Mackenzie Dern has never played chess a day in her life, but she’s starting to view her fights and opponents with the kind of foresight that would make Beth Harmon proud.

In the award-winning Netflix series The Queen’s Gambit, the lead character played by Anya Taylor-Joy is a chess prodigy who oftentimes plays entire games with a multitude of potential outcomes in her head before she actually sits down to a match.

The ability to predict her opponent’s moves then adapt on the fly with her own strategy helps transform Beth from a promising young talent into a world champion. But like any compelling drama, Beth faces a tremendous amount of adversity along the way and only becomes a champion once she learns how to conquer those demons.

As enthralling as it was to watch Beth orchestrate her moves and better her rivals, The Queen’s Gambit was ultimately still fiction.

But Dern is somehow starting to follow the same script when it comes to her own career.

Even before she debuted in the UFC, Dern was being compared to big-name athletes such as Ronda Rousey with questions of how long it’d be until she became champion, all despite a total of just five professional fights on her resume.

Anyone could tell those were unrealistic expectations to heap on the shoulders of even a once-in-a-life-time prospect, much less a 24-year-old rookie who was still learning on the job after spending most of her life training to become the best grappler on the planet.

While she did manage to win her first two UFC fights, Dern was still plagued by weight-cutting problems in order to compete at 115 pounds and faced unnecessary scrutiny after a panel of journalists somehow ranked her as one of the top strawweights in the promotion despite only a single fight in the actual division. Then came Dern’s pregnancy, which wasn’t a planned event but meant taking at least a year off from MMA, which resulted in Dern suddenly losing 50,000 followers on Instagram and sponsors starting to abandon ship.

“I know that we have a more male-based [sport], and if you can see a hot girl fighting — and [then] all of a sudden she’s pregnant,” Dern told MMA Fighting. “I was already having problems with making weight before, so I guess they just left and [thought], ‘OK, she’s never going to come back to fighting.’

“For me it was: I need to prove everyone wrong.”

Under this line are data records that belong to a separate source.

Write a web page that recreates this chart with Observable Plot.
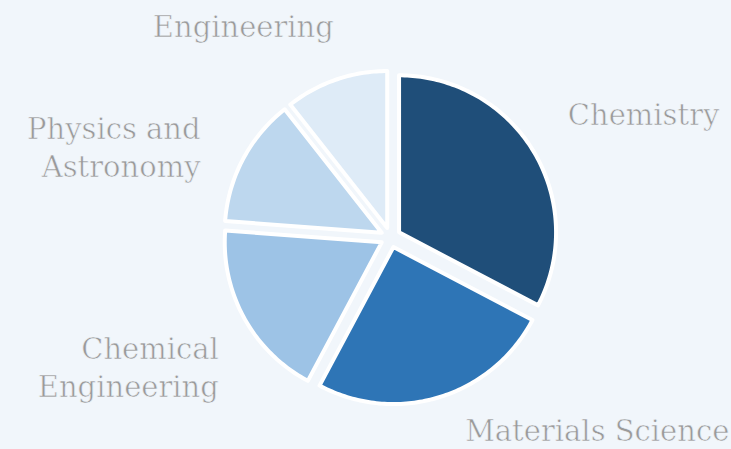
<!DOCTYPE html>
<html>
<head>
<meta charset="utf-8">
<script src="https://cdn.jsdelivr.net/npm/d3@7"></script>
<script src="https://cdn.jsdelivr.net/npm/@observablehq/plot@0.6"></script>
<style>
  html, body { margin: 0; padding: 0; background: #f1f6fb; }
  #chart { width: 731px; height: 449px; }
</style>
</head>
<body>
<div id="chart"></div>
<script>
// ---- data ----
const categories = ["Chemistry", "Materials Science", "Chemical Engineering", "Physics and Astronomy", "Engineering"];
const values = [32.7, 25.1, 18.4, 13.2, 10.6];
const labelLines = ["Chemistry", "Materials Science", "Chemical\nEngineering", "Physics and\nAstronomy", "Engineering"];
const colors = ["#1f4e79", "#2e75b6", "#9dc3e6", "#bdd7ee", "#deebf7"];

// ---- layout ----
const W = 731, H = 449;
const cx = 390, cy = 237, R = 157;      // pixels
const explode = 10 / R;                  // in radius units
const labelR = 213 / R;
const nudge = [[-5, -14], [12, -12], [15, 26], [-2, 9], [13, -11]]; // pixels

const pie = d3.pie().sort(null).value(d => d.value);
const arcs = pie(categories.map((c, i) => ({cat: c, value: values[i], label: labelLines[i]})));

const pts = [];
const labels = [];
arcs.forEach((a, i) => {
  const mid = (a.startAngle + a.endAngle) / 2;
  const ox = explode * Math.sin(mid), oy = explode * Math.cos(mid);
  pts.push({cat: a.data.cat, x: ox, y: oy});
  const n = Math.max(2, Math.ceil((a.endAngle - a.startAngle) / (Math.PI / 180)));
  for (let k = 0; k <= n; k++) {
    const t = a.startAngle + (a.endAngle - a.startAngle) * k / n;
    pts.push({cat: a.data.cat, x: ox + Math.sin(t), y: oy + Math.cos(t)});
  }
  const lx = labelR * Math.sin(mid) + nudge[i][0] / R;
  const ly = labelR * Math.cos(mid) - nudge[i][1] / R;
  const anchor = Math.abs(Math.sin(mid)) < 0.2 ? "middle" : (Math.sin(mid) > 0 ? "start" : "end");
  labels.push({text: a.data.label, x: lx, y: ly, anchor});
});

const textStyle = {
  fontFamily: "DejaVu Serif",
  fontSize: 29,
  fill: "#9a9a9a",
  stroke: "#f1f6fb",
  strokeWidth: 0.6,
  paintOrder: "normal",
  lineHeight: 1.3
};

const plot = Plot.plot({
  width: W,
  height: H,
  margin: 0,
  style: {background: "transparent", overflow: "visible"},
  x: {domain: [-cx / R, (W - cx) / R], axis: null},
  y: {domain: [(cy - H) / R, cy / R], axis: null},
  color: {domain: categories, range: colors},
  marks: [
    Plot.line(pts, {x: "x", y: "y", z: "cat", fill: "cat", stroke: "white", strokeWidth: 4, strokeLinejoin: "round", curve: "linear-closed"}),
    ...["start", "middle", "end"].map(anc =>
      Plot.text(labels.filter(d => d.anchor === anc), {x: "x", y: "y", text: "text", textAnchor: anc, lineAnchor: "middle", ...textStyle})
    )
  ]
});
document.getElementById("chart").appendChild(plot);
</script>
</body>
</html>
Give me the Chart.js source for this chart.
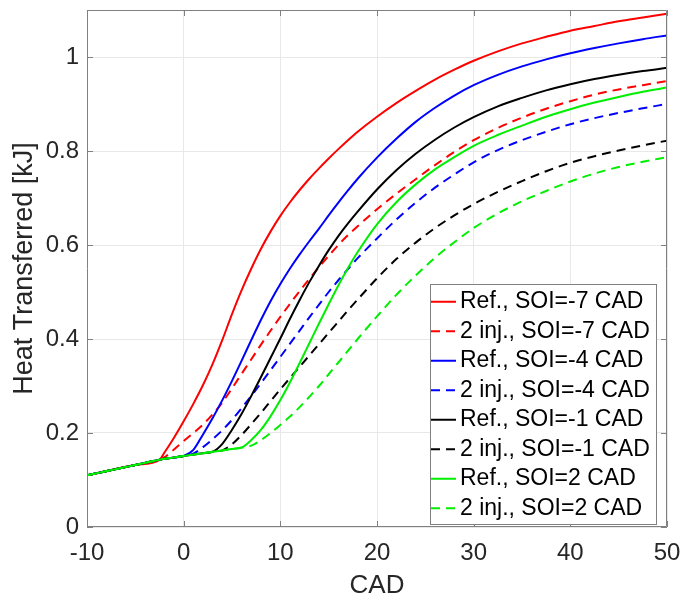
<!DOCTYPE html>
<html>
<head>
<meta charset="utf-8">
<title>Heat Transferred vs CAD</title>
<script src="https://cdn.jsdelivr.net/npm/chart.js@4.4.1/dist/chart.umd.min.js"></script>
<style>
  html, body { margin: 0; padding: 0; background: #fff; }
  canvas { display: block; }
</style>
</head>
<body>
<canvas id="heatChart" width="698" height="601"></canvas>
<script>
// crank angle grid shared by every curve
const cad = [-10, -5, -2.5, -2, -1, 0, 1, 2, 3, 4, 5, 6, 7, 8, 9, 10, 11, 12, 13, 14, 15, 16, 17, 18,
             20, 22, 24, 26, 28, 30, 32.5, 35, 37.5, 40, 42.5, 45, 47.5, 50];

// cumulative heat transferred [kJ]
const refSoiM7 = [0.110, 0.132, 0.143, 0.158, 0.190, 0.225, 0.262, 0.302, 0.347, 0.398, 0.453, 0.504, 0.550, 0.592, 0.629, 0.662, 0.691, 0.717, 0.741, 0.763, 0.784, 0.804, 0.823, 0.841,
                  0.873, 0.902, 0.928, 0.952, 0.973, 0.992, 1.012, 1.029, 1.043, 1.056, 1.066, 1.076, 1.084, 1.092];
const injSoiM7 = [0.110, 0.132, 0.143, 0.148, 0.165, 0.183, 0.200, 0.218, 0.240, 0.265, 0.295, 0.326, 0.357, 0.388, 0.418, 0.447, 0.475, 0.502, 0.528, 0.553, 0.577, 0.600, 0.621, 0.640,
                  0.676, 0.709, 0.740, 0.770, 0.798, 0.823, 0.849, 0.871, 0.890, 0.906, 0.920, 0.931, 0.940, 0.949];
const refSoiM4 = [0.110, 0.132, 0.143, 0.145, 0.148, 0.151, 0.164, 0.197, 0.232, 0.270, 0.311, 0.354, 0.398, 0.441, 0.481, 0.517, 0.550, 0.580, 0.608, 0.635, 0.663, 0.690, 0.716, 0.741,
                  0.786, 0.826, 0.862, 0.892, 0.918, 0.940, 0.962, 0.980, 0.995, 1.008, 1.019, 1.029, 1.038, 1.046];
const injSoiM4 = [0.110, 0.132, 0.143, 0.145, 0.148, 0.151, 0.156, 0.170, 0.187, 0.206, 0.228, 0.253, 0.279, 0.306, 0.334, 0.362, 0.390, 0.418, 0.446, 0.473, 0.500, 0.525, 0.549, 0.572,
                  0.614, 0.654, 0.690, 0.722, 0.750, 0.776, 0.802, 0.823, 0.841, 0.857, 0.870, 0.881, 0.891, 0.900];
const refSoiM1 = [0.110, 0.132, 0.143, 0.145, 0.148, 0.151, 0.154, 0.157, 0.160, 0.177, 0.207, 0.241, 0.279, 0.319, 0.360, 0.401, 0.443, 0.483, 0.521, 0.556, 0.589, 0.619, 0.646, 0.671,
                  0.718, 0.759, 0.794, 0.824, 0.850, 0.872, 0.895, 0.913, 0.929, 0.942, 0.953, 0.962, 0.970, 0.977];
const injSoiM1 = [0.110, 0.132, 0.143, 0.145, 0.148, 0.151, 0.154, 0.157, 0.160, 0.163, 0.176, 0.196, 0.219, 0.243, 0.268, 0.293, 0.317, 0.341, 0.365, 0.389, 0.413, 0.437, 0.461, 0.484,
                  0.529, 0.570, 0.605, 0.636, 0.663, 0.687, 0.713, 0.736, 0.757, 0.775, 0.789, 0.801, 0.812, 0.822];
const refSoiP2 = [0.110, 0.132, 0.143, 0.145, 0.148, 0.151, 0.154, 0.157, 0.160, 0.163, 0.166, 0.169, 0.185, 0.207, 0.236, 0.270, 0.308, 0.349, 0.391, 0.433, 0.474, 0.514, 0.551, 0.585,
                  0.644, 0.691, 0.729, 0.761, 0.787, 0.811, 0.834, 0.854, 0.873, 0.889, 0.903, 0.915, 0.926, 0.935];
const injSoiP2 = [0.110, 0.132, 0.143, 0.145, 0.148, 0.151, 0.154, 0.157, 0.160, 0.163, 0.166, 0.169, 0.173, 0.185, 0.200, 0.217, 0.235, 0.255, 0.277, 0.300, 0.325, 0.350, 0.375, 0.400,
                  0.448, 0.494, 0.535, 0.573, 0.606, 0.636, 0.667, 0.693, 0.715, 0.735, 0.752, 0.766, 0.777, 0.787];

const seriesLabels = [
  'Ref., SOI=-7 CAD', '2 inj., SOI=-7 CAD',
  'Ref., SOI=-4 CAD', '2 inj., SOI=-4 CAD',
  'Ref., SOI=-1 CAD', '2 inj., SOI=-1 CAD',
  'Ref., SOI=2 CAD', '2 inj., SOI=2 CAD'
];
const seriesValues = [refSoiM7, injSoiM7, refSoiM4, injSoiM4, refSoiM1, injSoiM1, refSoiP2, injSoiP2];
const seriesColors = ['#ff0000', '#ff0000', '#0000ff', '#0000ff', '#000000', '#000000', '#00ee00', '#00ee00'];

const xTicks = [-10, 0, 10, 20, 30, 40, 50];
const yTicks = [0, 0.2, 0.4, 0.6, 0.8, 1];
const yTickLabels = ['0', '0.2', '0.4', '0.6', '0.8', '1'];

const fontFamily = '"Liberation Sans", Arial, Helvetica, sans-serif';
const textColor = '#262626';
const axisColor = '#808080';
const gridColor = '#e8e8e8';
const dashPattern = [9, 6];

// box round the plot with inward ticks on all four sides
const axesBox = {
  id: 'axesBox',
  afterDatasetsDraw(chart) {
    const { ctx, chartArea: a, scales: { x, y } } = chart;
    const tick = 6;
    ctx.save();
    ctx.strokeStyle = axisColor;
    ctx.lineWidth = 1;
    ctx.beginPath();
    ctx.rect(Math.round(a.left) + 0.5, Math.round(a.top) + 0.5,
             Math.round(a.right - a.left) - 1, Math.round(a.bottom - a.top) - 1);
    xTicks.forEach(v => {
      const px = Math.round(x.getPixelForValue(v)) + 0.5;
      ctx.moveTo(px, a.bottom); ctx.lineTo(px, a.bottom - tick);
      ctx.moveTo(px, a.top); ctx.lineTo(px, a.top + tick);
    });
    yTicks.forEach(v => {
      const py = Math.round(y.getPixelForValue(v)) + 0.5;
      ctx.moveTo(a.left, py); ctx.lineTo(a.left + tick, py);
      ctx.moveTo(a.right, py); ctx.lineTo(a.right - tick, py);
    });
    ctx.stroke();
    ctx.restore();
  }
};

// legend box in the lower right corner of the plot
const insideLegend = {
  id: 'insideLegend',
  afterDraw(chart) {
    const { ctx, chartArea: a } = chart;
    const rowH = 29.5, sample = 25, gap = 4;
    ctx.save();
    ctx.font = '23px ' + fontFamily;
    const textW = Math.max(...chart.data.datasets.map(ds => ctx.measureText(ds.label).width));
    const w = Math.round(1 + sample + gap + textW + 6);
    const h = Math.round(rowH * chart.data.datasets.length + 4);
    const right = Math.round(a.right) - 11;
    const bottom = Math.round(a.bottom) - 3;
    const left = right - w, top = bottom - h;
    ctx.fillStyle = '#ffffff';
    ctx.fillRect(left, top, w, h);
    ctx.strokeStyle = axisColor;
    ctx.lineWidth = 1;
    ctx.strokeRect(left + 0.5, top + 0.5, w, h);
    chart.data.datasets.forEach((ds, i) => {
      const cy = top + 3 + rowH * (i + 0.5);
      ctx.strokeStyle = ds.borderColor;
      ctx.lineWidth = 2;
      ctx.setLineDash(ds.borderDash || []);
      ctx.beginPath();
      ctx.moveTo(left + 1, cy);
      ctx.lineTo(left + 1 + sample, cy);
      ctx.stroke();
      ctx.setLineDash([]);
      ctx.fillStyle = '#000000';
      ctx.textBaseline = 'middle';
      ctx.textAlign = 'left';
      ctx.fillText(ds.label, left + 1 + sample + gap, cy);
    });
    ctx.restore();
  }
};

const datasets = seriesValues.map((vals, i) => ({
  label: seriesLabels[i],
  data: vals,
  borderColor: seriesColors[i],
  borderDash: i % 2 === 1 ? dashPattern : [],
  borderWidth: 2,
  pointRadius: 0,
  fill: false,
  cubicInterpolationMode: 'monotone',
  order: seriesValues.length - i   // later series drawn on top
}));

// keep tick label overhang from pushing the plot area around
const noScalePadding = s => {
  s.paddingTop = 0; s.paddingBottom = 0;
  s.paddingLeft = 0; s.paddingRight = 0;
};

new Chart(document.getElementById('heatChart'), {
  type: 'line',
  data: { labels: cad, datasets: datasets },
  options: {
    responsive: false,
    animation: false,
    devicePixelRatio: 1,
    layout: { padding: { top: 10, right: 31, left: 0, bottom: 0 } },
    plugins: {
      legend: { display: false },
      tooltip: { enabled: false }
    },
    scales: {
      x: {
        type: 'linear',
        min: -10,
        max: 50,
        afterBuildTicks: s => { s.ticks = xTicks.map(v => ({ value: v })); },
        afterFit: s => { s.height = 74; noScalePadding(s); },
        grid: { color: gridColor, drawTicks: false },
        border: { display: false },
        ticks: {
          padding: 12,
          color: textColor,
          font: { size: 24, family: fontFamily },
          maxRotation: 0,
          autoSkip: false,
          callback: (v, i) => String(xTicks[i])
        },
        title: {
          display: true,
          text: 'CAD',
          color: textColor,
          font: { size: 26, family: fontFamily },
          padding: { top: 0, bottom: 0 }
        }
      },
      y: {
        type: 'linear',
        min: 0,
        max: 1.1,
        afterBuildTicks: s => { s.ticks = yTicks.map(v => ({ value: v })); },
        afterFit: s => { s.width = 87; noScalePadding(s); },
        grid: { color: gridColor, drawTicks: false },
        border: { display: false },
        ticks: {
          padding: 8,
          color: textColor,
          font: { size: 24, family: fontFamily },
          autoSkip: false,
          callback: (v, i) => yTickLabels[i]
        },
        title: {
          display: true,
          text: 'Heat Transferred [kJ]',
          color: textColor,
          font: { size: 27, family: fontFamily },
          padding: { top: 8, bottom: 0 }
        }
      }
    }
  },
  plugins: [axesBox, insideLegend]
});
</script>
</body>
</html>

UFC fighter Mackenzie Dern works out at the RVCA Training Center in Costa Mesa... Photo by Hans Gutknecht/MediaNews Group/Los Angeles Daily News via Getty Images

Rather than worry about her MMA career during that time, Dern stopped all forms of training and focused only on welcoming her daughter Moa to the world. Yet less than four months after giving birth, Dern was already calling the UFC to ask for a fight.

Even her bosses were surprised by that request.

“They’re like, ‘Are you sure? How’s the weight? How are you feeling?’” Dern explained.

“I wanted to be fighting. I came back actually pretty early and they’re like, ‘Are you sure you don’t want to wait longer?’ And I’m like, ‘No, no, no. Give me a fight!’”

Dern ultimately suffered her first professional loss in her return after Moa’s birth, dropping a unanimous decision to Amanda Ribas. It wasn’t a completely lopsided fight by any means, and Dern had faced defeats before during her grappling career, but the loss still served as a wake-up call that she needed to start making some changes in her life.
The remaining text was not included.